The next morning I headed into North Western Mill Valley to Point Reyes Station, a small town who's focus is sustainable farming. It is home to Marin Organic, (an organization that supports local farmers) and the now famous Cowgirl Creamery. I ate lunch at Stellina, a local spot that does a lovely job of featuring all the meats, dairy and produce that the area has to offer. I had a fava bean leaf salad with a lemony blue cheese vinaigrette and an oyster and leek pizza that tasted sweet and like the sea. An interesting and eloquent combination.

Then I headed to Bolinas, where lush green farms stretched out across the countryside eventually meeting up with the ocean. It was hard to find because, apparently, the locals keep hiding the signs that indicate the town's location, to avoid an influx of tourists like myself. I followed Highway 1 up onto the ridge that follows the shoreline, several hundred feet above sea level. The road winds tightly around the mountains edge and one slip of the wheel has you plummeting to your ultimate demise. But it was beautiful . . . kelly green hills, dramatic rock formations, the water smashing against the cliffs and I was all alone. No cars, no houses, no people.

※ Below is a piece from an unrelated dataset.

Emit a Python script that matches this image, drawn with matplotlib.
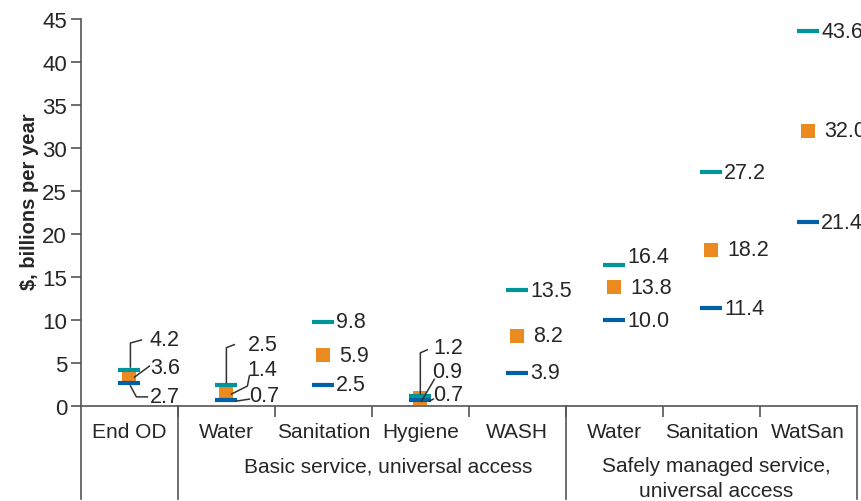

A sign said "San Francisco: 16 miles" and I could hardly believe that civilization was in such close proximity to this unearthly place.

That night, I went to the Buck Eye with Julie and Ali, an old steak and martini joint in Sausolito. Every town needs a good watering hole. Afterward, we headed to Julie's house boat, which is an experience unlike any I've had. The boats are all entirely unique in character; they almost look like they could talk and walk as if in Sesame Street. Each boat contains residents, all of which, according to Julie have an interesting story. There are some 200 boats in the community and approximately 450 residents. The area is tidal and when we were there, the boats were not afloat, they were resting on the sand. Julie tells me about her current project, "Swap Cabbage" a film about Florida Crackers. I can't wait to see it.